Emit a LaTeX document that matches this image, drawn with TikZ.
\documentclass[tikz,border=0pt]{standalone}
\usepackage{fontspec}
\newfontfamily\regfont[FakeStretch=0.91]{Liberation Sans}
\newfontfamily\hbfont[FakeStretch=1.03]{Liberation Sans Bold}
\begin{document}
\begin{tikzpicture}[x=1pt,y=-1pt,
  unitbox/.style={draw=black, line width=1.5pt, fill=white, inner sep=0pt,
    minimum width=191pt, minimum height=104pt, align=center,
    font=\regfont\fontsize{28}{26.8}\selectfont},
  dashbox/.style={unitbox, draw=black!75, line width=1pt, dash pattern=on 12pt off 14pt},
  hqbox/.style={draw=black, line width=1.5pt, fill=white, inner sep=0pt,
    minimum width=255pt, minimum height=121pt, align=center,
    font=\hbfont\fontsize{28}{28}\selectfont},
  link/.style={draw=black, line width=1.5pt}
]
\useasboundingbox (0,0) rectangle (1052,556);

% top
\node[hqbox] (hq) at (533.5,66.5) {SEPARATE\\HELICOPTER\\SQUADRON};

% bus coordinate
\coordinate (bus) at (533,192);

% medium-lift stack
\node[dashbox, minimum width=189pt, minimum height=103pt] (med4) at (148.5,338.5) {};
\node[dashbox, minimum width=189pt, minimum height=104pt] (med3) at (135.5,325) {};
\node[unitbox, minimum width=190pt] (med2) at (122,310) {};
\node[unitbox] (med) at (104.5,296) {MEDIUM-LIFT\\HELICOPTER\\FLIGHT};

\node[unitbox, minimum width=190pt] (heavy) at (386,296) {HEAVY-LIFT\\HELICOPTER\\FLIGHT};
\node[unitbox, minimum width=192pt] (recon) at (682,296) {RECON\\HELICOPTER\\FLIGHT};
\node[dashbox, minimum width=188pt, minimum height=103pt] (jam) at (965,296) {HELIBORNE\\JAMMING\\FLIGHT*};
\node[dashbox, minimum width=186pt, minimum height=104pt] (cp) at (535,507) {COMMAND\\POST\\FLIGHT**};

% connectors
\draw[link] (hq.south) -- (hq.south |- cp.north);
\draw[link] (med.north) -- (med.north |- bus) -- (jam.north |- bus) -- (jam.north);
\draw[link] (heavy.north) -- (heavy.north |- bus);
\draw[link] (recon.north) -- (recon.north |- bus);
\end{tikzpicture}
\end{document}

+++

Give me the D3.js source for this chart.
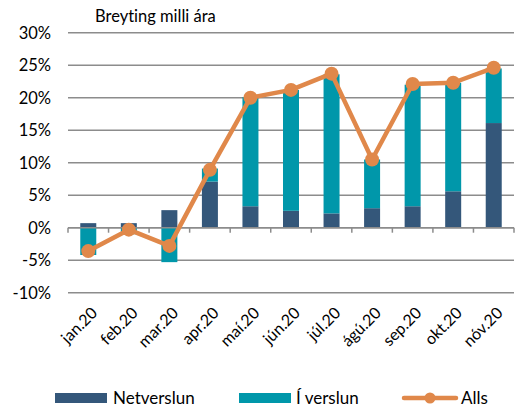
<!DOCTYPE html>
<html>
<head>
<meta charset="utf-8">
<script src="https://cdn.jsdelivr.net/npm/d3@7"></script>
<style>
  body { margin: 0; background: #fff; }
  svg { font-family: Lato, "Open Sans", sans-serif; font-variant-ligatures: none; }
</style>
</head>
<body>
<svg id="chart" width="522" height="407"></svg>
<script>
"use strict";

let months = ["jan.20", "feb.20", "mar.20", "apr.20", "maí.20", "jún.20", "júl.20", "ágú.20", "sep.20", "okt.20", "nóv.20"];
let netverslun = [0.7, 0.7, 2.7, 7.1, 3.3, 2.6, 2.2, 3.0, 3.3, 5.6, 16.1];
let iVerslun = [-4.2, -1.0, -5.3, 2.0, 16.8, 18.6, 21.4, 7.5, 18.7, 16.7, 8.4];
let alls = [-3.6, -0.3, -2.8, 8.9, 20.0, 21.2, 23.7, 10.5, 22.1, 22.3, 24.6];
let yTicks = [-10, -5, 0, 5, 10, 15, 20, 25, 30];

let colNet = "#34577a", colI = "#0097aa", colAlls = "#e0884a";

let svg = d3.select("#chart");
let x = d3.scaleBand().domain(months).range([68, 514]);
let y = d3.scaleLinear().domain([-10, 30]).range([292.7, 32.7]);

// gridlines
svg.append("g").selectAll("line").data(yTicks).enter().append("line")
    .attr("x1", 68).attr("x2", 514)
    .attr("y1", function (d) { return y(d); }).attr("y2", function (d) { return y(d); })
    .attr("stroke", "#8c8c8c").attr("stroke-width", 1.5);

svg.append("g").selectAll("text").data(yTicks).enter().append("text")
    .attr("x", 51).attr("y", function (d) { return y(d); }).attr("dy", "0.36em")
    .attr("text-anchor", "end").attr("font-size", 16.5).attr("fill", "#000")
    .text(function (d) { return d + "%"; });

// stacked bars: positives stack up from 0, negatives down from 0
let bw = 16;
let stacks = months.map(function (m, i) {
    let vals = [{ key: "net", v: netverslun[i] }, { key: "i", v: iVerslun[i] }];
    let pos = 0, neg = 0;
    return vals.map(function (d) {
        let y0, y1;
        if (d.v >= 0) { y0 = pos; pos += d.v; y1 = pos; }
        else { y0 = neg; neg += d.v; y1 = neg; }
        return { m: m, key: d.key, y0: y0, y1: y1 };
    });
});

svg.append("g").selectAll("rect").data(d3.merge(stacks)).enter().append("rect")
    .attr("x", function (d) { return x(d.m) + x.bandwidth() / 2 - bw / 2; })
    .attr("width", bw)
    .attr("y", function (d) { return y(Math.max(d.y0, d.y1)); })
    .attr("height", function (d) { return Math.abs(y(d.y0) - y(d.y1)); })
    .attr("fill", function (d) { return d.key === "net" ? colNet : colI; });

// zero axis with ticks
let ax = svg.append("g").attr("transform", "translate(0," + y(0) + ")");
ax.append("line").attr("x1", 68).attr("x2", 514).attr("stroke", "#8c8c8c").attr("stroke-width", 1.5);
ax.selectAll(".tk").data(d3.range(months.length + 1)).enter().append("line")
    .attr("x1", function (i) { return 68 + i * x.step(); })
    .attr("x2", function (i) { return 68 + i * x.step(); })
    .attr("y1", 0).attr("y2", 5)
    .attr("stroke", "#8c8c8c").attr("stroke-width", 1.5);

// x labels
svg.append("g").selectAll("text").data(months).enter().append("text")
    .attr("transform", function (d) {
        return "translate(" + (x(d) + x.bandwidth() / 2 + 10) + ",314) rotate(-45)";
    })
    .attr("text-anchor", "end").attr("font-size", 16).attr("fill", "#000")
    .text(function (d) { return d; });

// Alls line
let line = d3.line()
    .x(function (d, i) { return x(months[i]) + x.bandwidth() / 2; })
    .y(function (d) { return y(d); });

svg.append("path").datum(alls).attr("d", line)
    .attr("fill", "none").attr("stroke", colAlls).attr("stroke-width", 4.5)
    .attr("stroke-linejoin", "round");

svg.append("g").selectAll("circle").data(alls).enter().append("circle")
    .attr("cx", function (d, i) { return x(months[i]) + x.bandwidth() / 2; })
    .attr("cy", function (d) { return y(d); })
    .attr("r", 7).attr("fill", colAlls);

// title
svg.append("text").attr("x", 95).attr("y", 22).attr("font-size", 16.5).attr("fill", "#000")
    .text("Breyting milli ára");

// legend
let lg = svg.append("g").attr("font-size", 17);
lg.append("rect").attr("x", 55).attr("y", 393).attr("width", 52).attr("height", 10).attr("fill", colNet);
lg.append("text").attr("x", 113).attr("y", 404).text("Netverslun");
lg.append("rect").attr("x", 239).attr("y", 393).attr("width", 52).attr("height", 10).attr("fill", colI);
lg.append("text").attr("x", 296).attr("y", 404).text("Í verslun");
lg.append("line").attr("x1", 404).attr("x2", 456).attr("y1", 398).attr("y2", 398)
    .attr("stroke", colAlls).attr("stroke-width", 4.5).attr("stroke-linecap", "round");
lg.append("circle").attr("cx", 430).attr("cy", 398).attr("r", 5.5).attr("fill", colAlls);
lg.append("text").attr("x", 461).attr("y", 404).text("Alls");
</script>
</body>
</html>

+++

> PROMPT
Give the number of lines where the string "chart" occurs, without any further text.

> EXPECTED ANSWER
3